- WRITTEN EXERCISE:
Write out the records that appear below, verbatim and complete, but without pictures.

- Records contained in a dataset:
━━━━━━━━

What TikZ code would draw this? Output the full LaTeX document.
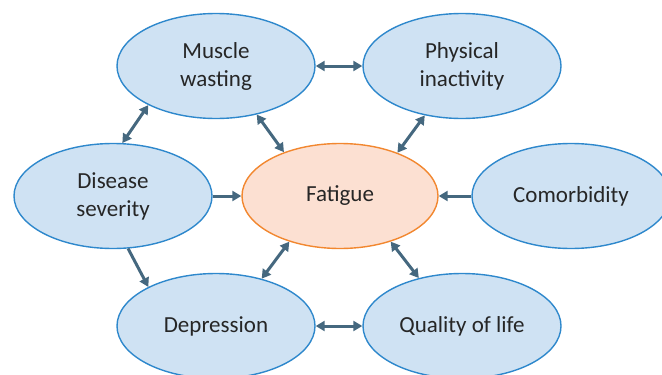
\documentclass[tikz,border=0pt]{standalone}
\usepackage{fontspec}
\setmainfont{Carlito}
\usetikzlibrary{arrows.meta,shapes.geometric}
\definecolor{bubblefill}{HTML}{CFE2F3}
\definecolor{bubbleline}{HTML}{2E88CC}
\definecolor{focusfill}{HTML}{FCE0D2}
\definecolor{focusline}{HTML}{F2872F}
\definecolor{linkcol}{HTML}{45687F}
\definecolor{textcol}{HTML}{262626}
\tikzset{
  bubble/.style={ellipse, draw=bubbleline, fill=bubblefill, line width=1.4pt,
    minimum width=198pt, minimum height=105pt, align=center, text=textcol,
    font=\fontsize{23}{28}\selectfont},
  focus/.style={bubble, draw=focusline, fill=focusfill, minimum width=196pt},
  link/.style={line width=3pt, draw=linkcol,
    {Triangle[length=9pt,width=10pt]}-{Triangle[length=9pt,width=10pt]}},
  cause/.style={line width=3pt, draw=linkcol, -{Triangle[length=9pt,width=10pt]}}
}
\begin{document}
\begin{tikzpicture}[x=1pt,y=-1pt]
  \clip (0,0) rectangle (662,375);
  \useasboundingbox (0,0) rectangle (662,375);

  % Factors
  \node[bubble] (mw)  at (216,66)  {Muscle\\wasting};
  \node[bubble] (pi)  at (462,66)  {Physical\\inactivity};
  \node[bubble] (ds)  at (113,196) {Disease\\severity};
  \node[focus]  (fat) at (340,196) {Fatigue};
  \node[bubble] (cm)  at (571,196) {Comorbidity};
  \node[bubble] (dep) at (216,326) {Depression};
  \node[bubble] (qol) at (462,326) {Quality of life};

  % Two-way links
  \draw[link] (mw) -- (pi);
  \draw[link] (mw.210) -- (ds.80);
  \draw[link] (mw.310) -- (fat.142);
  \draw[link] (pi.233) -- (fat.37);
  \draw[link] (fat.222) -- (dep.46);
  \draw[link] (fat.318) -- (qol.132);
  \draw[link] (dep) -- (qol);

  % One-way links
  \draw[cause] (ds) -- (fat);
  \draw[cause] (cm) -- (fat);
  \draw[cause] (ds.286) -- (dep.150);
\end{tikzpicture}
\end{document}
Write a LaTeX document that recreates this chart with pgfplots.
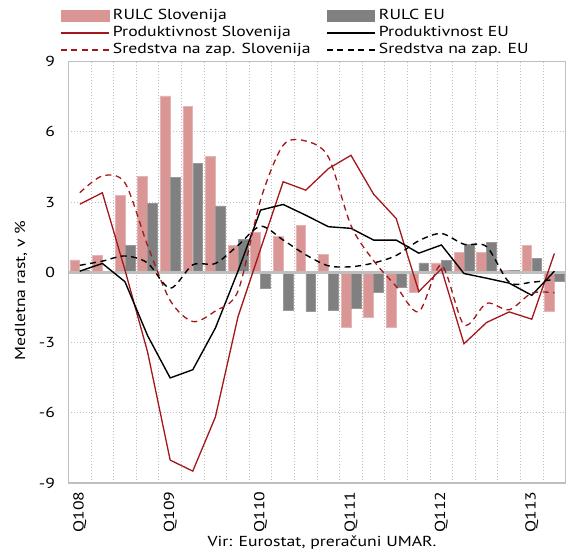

━━━━━━━━

- COMPLETE ANSWER:
What TikZ code would draw this? Output the full LaTeX document.
\documentclass[tikz,border=0pt]{standalone}
\usepackage{fontspec}
\setmainfont{Carlito}
\usetikzlibrary{arrows.meta,shapes.geometric}
\definecolor{bubblefill}{HTML}{CFE2F3}
\definecolor{bubbleline}{HTML}{2E88CC}
\definecolor{focusfill}{HTML}{FCE0D2}
\definecolor{focusline}{HTML}{F2872F}
\definecolor{linkcol}{HTML}{45687F}
\definecolor{textcol}{HTML}{262626}
\tikzset{
  bubble/.style={ellipse, draw=bubbleline, fill=bubblefill, line width=1.4pt,
    minimum width=198pt, minimum height=105pt, align=center, text=textcol,
    font=\fontsize{23}{28}\selectfont},
  focus/.style={bubble, draw=focusline, fill=focusfill, minimum width=196pt},
  link/.style={line width=3pt, draw=linkcol,
    {Triangle[length=9pt,width=10pt]}-{Triangle[length=9pt,width=10pt]}},
  cause/.style={line width=3pt, draw=linkcol, -{Triangle[length=9pt,width=10pt]}}
}
\begin{document}
\begin{tikzpicture}[x=1pt,y=-1pt]
  \clip (0,0) rectangle (662,375);
  \useasboundingbox (0,0) rectangle (662,375);

  % Factors
  \node[bubble] (mw)  at (216,66)  {Muscle\\wasting};
  \node[bubble] (pi)  at (462,66)  {Physical\\inactivity};
  \node[bubble] (ds)  at (113,196) {Disease\\severity};
  \node[focus]  (fat) at (340,196) {Fatigue};
  \node[bubble] (cm)  at (571,196) {Comorbidity};
  \node[bubble] (dep) at (216,326) {Depression};
  \node[bubble] (qol) at (462,326) {Quality of life};

  % Two-way links
  \draw[link] (mw) -- (pi);
  \draw[link] (mw.210) -- (ds.80);
  \draw[link] (mw.310) -- (fat.142);
  \draw[link] (pi.233) -- (fat.37);
  \draw[link] (fat.222) -- (dep.46);
  \draw[link] (fat.318) -- (qol.132);
  \draw[link] (dep) -- (qol);

  % One-way links
  \draw[cause] (ds) -- (fat);
  \draw[cause] (cm) -- (fat);
  \draw[cause] (ds.286) -- (dep.150);
\end{tikzpicture}
\end{document}
Write a LaTeX document that recreates this chart with pgfplots.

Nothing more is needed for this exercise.